CIVIDINI
- Industry: Fashion, Luxury
- Founded: 1988
- Founders: Miriam and Piero Cividini
- Headquarters: Bergamo, Italy
- Website: cividini.com

= Cividini =

Italian fashion house

Cividini is an Italian fashion house known for producing luxury cashmere knitwear, founded in 1988 by married couple Piero and Miriam Cividini.

==History==
Pietro and Miriam knew each other as teenagers in the 1970s, and already considered themselves a "team" at the time.

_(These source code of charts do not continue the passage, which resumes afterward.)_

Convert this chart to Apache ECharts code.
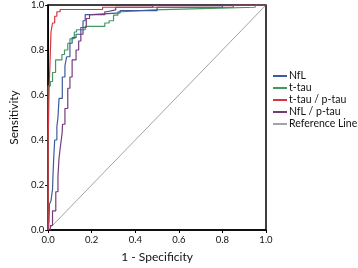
<!DOCTYPE html>
<html>
<head>
<meta charset="utf-8">
<script src="https://cdn.jsdelivr.net/npm/echarts@6/dist/echarts.min.js"></script>
<style>
  html, body { margin: 0; padding: 0; background: #fff; }
  #chart { width: 358px; height: 268px; }
</style>
</head>
<body>
<div id="chart"></div>
<script>
// each point: [1 - specificity, sensitivity] where the curve steps up
const nflPoints = [
  [0, 0], [0.004, 0.04], [0.006, 0.115], [0.013, 0.13], [0.02, 0.18], [0.022, 0.24],
  [0.026, 0.33], [0.03, 0.40], [0.04, 0.46], [0.045, 0.50], [0.05, 0.585], [0.065, 0.68],
  [0.077, 0.73], [0.085, 0.77], [0.1, 0.83], [0.11, 0.855], [0.128, 0.87], [0.15, 0.90],
  [0.16, 0.93], [0.17, 0.957], [0.2, 0.965], [0.33, 0.975], [0.5, 0.99], [0.8, 1.0], [1, 1]
]
const ttauPoints = [
  [0, 0], [0, 0.64], [0.01, 0.66], [0.02, 0.70], [0.034, 0.756], [0.063, 0.78], [0.075, 0.80],
  [0.09, 0.83], [0.1, 0.85], [0.12, 0.88], [0.13, 0.89], [0.17, 0.905], [0.26, 0.92],
  [0.28, 0.93], [0.30, 0.955], [0.32, 0.97], [0.34, 0.978], [0.48, 0.985], [0.75, 0.99],
  [0.95, 1.0], [1, 1]
]
const ratioTauPoints = [
  [0, 0], [0, 0.40], [0.004, 0.62], [0.008, 0.73], [0.013, 0.88], [0.02, 0.92],
  [0.03, 0.95], [0.04, 0.97], [0.055, 0.98], [0.25, 0.99], [0.85, 1.0], [1, 1]
]
const nflPtauPoints = [
  [0, 0], [0.01, 0.02], [0.02, 0.085], [0.035, 0.17], [0.045, 0.24], [0.05, 0.32],
  [0.056, 0.37], [0.064, 0.43], [0.066, 0.47], [0.077, 0.54], [0.09, 0.63], [0.1, 0.68],
  [0.11, 0.756], [0.128, 0.80], [0.14, 0.84], [0.15, 0.87], [0.16, 0.90], [0.175, 0.94],
  [0.19, 0.957], [0.26, 0.97], [0.27, 0.978], [0.31, 0.99], [0.48, 1.0], [1, 1]
]
const referencePoints = [[0, 0], [1, 1]]

const seriesNames = ['NfL', 't-tau', 't-tau / p-tau', 'NfL / p-tau', 'Reference Line']
const seriesColors = ['#3b5b9c', '#3f9a5e', '#d8333f', '#763b7c', '#a3a3a3']

const chart = echarts.init(document.getElementById('chart'), null, { renderer: 'canvas' })

const FONT = 'Lato'

const axisCommon = {
  type: 'value',
  min: 0, max: 1, interval: 0.2,
  nameLocation: 'middle',
  nameTextStyle: { color: '#111', fontSize: 12, fontFamily: FONT },
  axisLine: { show: true, lineStyle: { color: '#000', width: 1.5 } },
  axisTick: { show: true, length: 3, lineStyle: { color: '#000', width: 1 } },
  axisLabel: { color: '#111', fontSize: 9.5, fontFamily: FONT, formatter: v => v.toFixed(1) },
  splitLine: { show: false },
}

function stepSeries(name, data, color) {
  return {
    name, type: 'line', data, step: 'end',
    symbol: 'none', lineStyle: { color, width: 1.2 }, itemStyle: { color },
  }
}

chart.setOption({
  animation: false,
  backgroundColor: '#fff',
  grid: {
    left: 32, top: 3, width: 234, height: 234,
    show: true, borderColor: '#000', borderWidth: 1.5, backgroundColor: 'transparent',
  },
  xAxis: { ...axisCommon, name: '1 - Specificity', nameGap: 21,
    axisLabel: { ...axisCommon.axisLabel, margin: 5 } },
  yAxis: { ...axisCommon, name: 'Sensitivity', nameGap: 23,
    axisLabel: { ...axisCommon.axisLabel, margin: 4 } },
  legend: {
    orient: 'vertical', left: 273, top: 70, padding: 0,
    itemWidth: 14, itemHeight: 2, itemGap: 0,
    textStyle: { color: '#111', fontSize: 10.5, fontFamily: FONT, lineHeight: 12, padding: [0, 0, 0, -3] },
    data: seriesNames.map(n => ({ name: n, icon: 'rect' })),
  },
  series: [
    { name: 'Reference Line', type: 'line', data: referencePoints, symbol: 'none',
      lineStyle: { color: seriesColors[4], width: 1 }, itemStyle: { color: seriesColors[4] } },
    stepSeries('t-tau', ttauPoints, seriesColors[1]),
    stepSeries('NfL', nflPoints, seriesColors[0]),
    stepSeries('NfL / p-tau', nflPtauPoints, seriesColors[3]),
    stepSeries('t-tau / p-tau', ratioTauPoints, seriesColors[2]),
  ],
})
</script>
</body>
</html>
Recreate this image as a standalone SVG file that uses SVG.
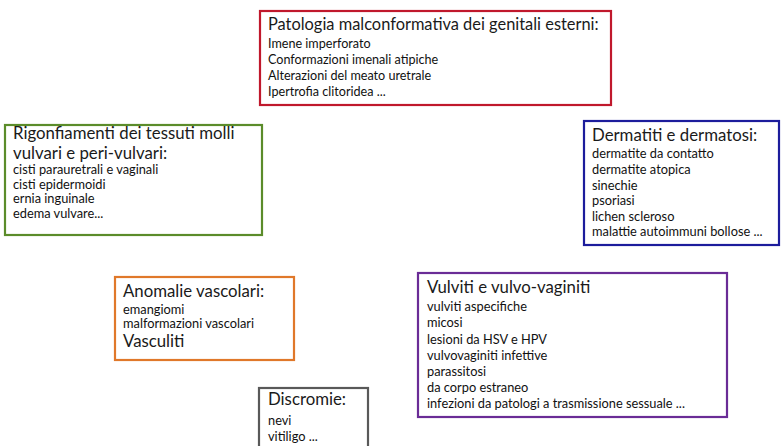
<svg xmlns="http://www.w3.org/2000/svg" width="783" height="446" viewBox="0 0 783 446">
<style>
  .box { fill: #ffffff; stroke-width: 2.2; }
  .title { font-family: Lato, "Liberation Sans", sans-serif; font-size: 16.8px; fill: #1a1a1a; }
  .item { font-family: Lato, "Liberation Sans", sans-serif; font-size: 12.8px; fill: #111111; }
  .red { stroke: #c0182c; }
  .green { stroke: #5b8c2a; }
  .blue { stroke: #1c1c9c; }
  .orange { stroke: #e0782a; }
  .purple { stroke: #6a2c96; }
  .grey { stroke: #595959; }
</style>
<rect width="783" height="446" fill="#ffffff"/>
<g id="connectors"/>
<g id="node-malconformativa">
  <rect class="box red" x="260" y="11" width="351" height="94"/>
  <text class="title" x="268" y="30" style="font-size:16.4px">Patologia malconformativa dei genitali esterni:</text>
  <text class="item" x="268" y="48" style="font-size:12.6px">Imene imperforato</text>
  <text class="item" x="268" y="64" style="font-size:12.6px">Conformazioni imenali atipiche</text>
  <text class="item" x="268" y="80" style="font-size:12.6px">Alterazioni del meato uretrale</text>
  <text class="item" x="268" y="95.5" style="font-size:12.6px">Ipertrofia clitoridea ...</text>
</g>
<g id="node-rigonfiamenti">
  <rect class="box green" x="5" y="125" width="257" height="110"/>
  <text class="title" x="13" y="139">Rigonfiamenti dei tessuti molli</text>
  <text class="title" x="13" y="158.5">vulvari e peri-vulvari:</text>
  <text class="item" x="13" y="174">cisti parauretrali e vaginali</text>
  <text class="item" x="13" y="188.5">cisti epidermoidi</text>
  <text class="item" x="13" y="203">ernia inguinale</text>
  <text class="item" x="13" y="217.5">edema vulvare...</text>
</g>
<g id="node-dermatiti">
  <rect class="box blue" x="584" y="121" width="195" height="124"/>
  <text class="title" x="592" y="141">Dermatiti e dermatosi:</text>
  <text class="item" x="592" y="158">dermatite da contatto</text>
  <text class="item" x="592" y="174">dermatite atopica</text>
  <text class="item" x="592" y="189.5">sinechie</text>
  <text class="item" x="592" y="205">psoriasi</text>
  <text class="item" x="592" y="220.5">lichen scleroso</text>
  <text class="item" x="592" y="236">malattie autoimmuni bollose ...</text>
</g>
<g id="node-anomalie">
  <rect class="box orange" x="115" y="277" width="179" height="83"/>
  <text class="title" x="123" y="297">Anomalie vascolari:</text>
  <text class="item" x="123" y="313.5">emangiomi</text>
  <text class="item" x="123" y="328">malformazioni vascolari</text>
  <text class="title" x="123" y="346.5">Vasculiti</text>
</g>
<g id="node-vulviti">
  <rect class="box purple" x="418" y="273" width="309" height="144"/>
  <text class="title" x="427" y="293">Vulviti e vulvo-vaginiti</text>
  <text class="item" x="427" y="310.5">vulviti aspecifiche</text>
  <text class="item" x="427" y="327">micosi</text>
  <text class="item" x="427" y="343.5">lesioni da HSV e HPV</text>
  <text class="item" x="427" y="359.5">vulvovaginiti infettive</text>
  <text class="item" x="427" y="375.5">parassitosi</text>
  <text class="item" x="427" y="391.5">da corpo estraneo</text>
  <text class="item" x="427" y="407.5">infezioni da patologi a trasmissione sessuale ...</text>
</g>
<g id="node-discromie">
  <rect class="box grey" x="259" y="388" width="109" height="64"/>
  <text class="title" x="268" y="405">Discromie:</text>
  <text class="item" x="268" y="424.5">nevi</text>
  <text class="item" x="268" y="440.5">vitiligo ...</text>
</g>
</svg>
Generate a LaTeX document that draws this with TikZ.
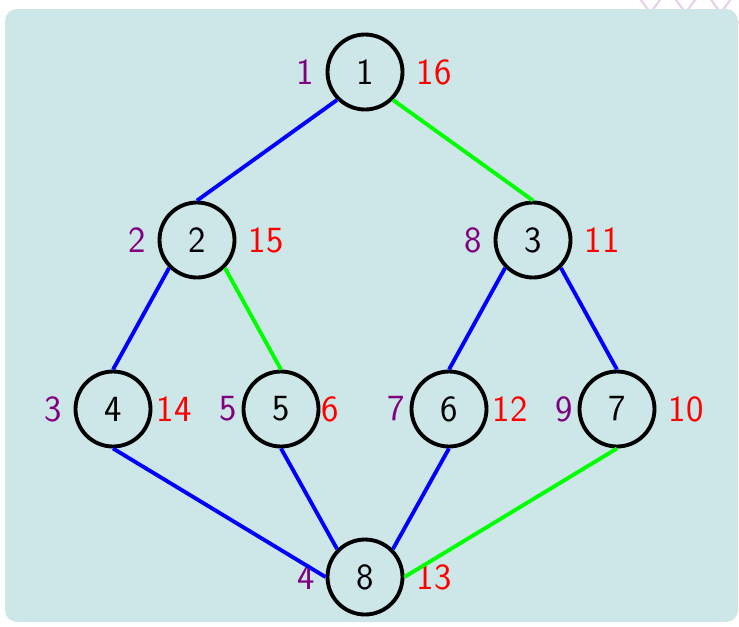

At the launch of the first collection of pret-a-porter during the Milan Fashion Week in 1995, Cividini were the first to show knitwear and woven garments made of silk-steel fabric, material that, together with the different special finishing techniques (inkjet printing, tie-dye, screen printing, pigment printing, printing for corrosion, dyeing and hand-painted) defined the unique hand craftmanship of the Italian brand. These techniques and materials have become common over the years, but at the time were experimental.

The RTW Spring 2016 collection used a white shirt as the base for most looks, with garments made from a variety of fabrics layered on top. The collection featured geometric motifs, and it drew inspiration from the 1980s and Japanese fashion.

Collections were released in Spring 2019, Fall 2019, Spring 2020, and Fall 2020.
The Fall 2019 collection was inspired by Françoise Hardy's style of masculine-leaning, yet still feminine clothing. The color palette was primarily gray, black and brown. The collection included blazers, maxi-skirts, pants, and thick-knitted wool dresses.

The Spring 2020 collection was inspired by the cinematography of the film The Sheltering Sky, featuring handmade prints and faded hues.
The Fall 2020 collection took inspirated from the 1970s and aimed to reflect "a softer version" of the era.

Cividini's Fall/Winter 2026 collection has a minimalist style, with a color palette of white, gray, black, brown, and cream with hints of brighter colors.
JTDapper Fashion Week characterized the style of Cividini as "fashion...non-fashion," and praised the designers for "[eschewing] hyper-design to enrich every creation with intrinsic value" with "a subtle harmony between aesthetics, quality, and fit."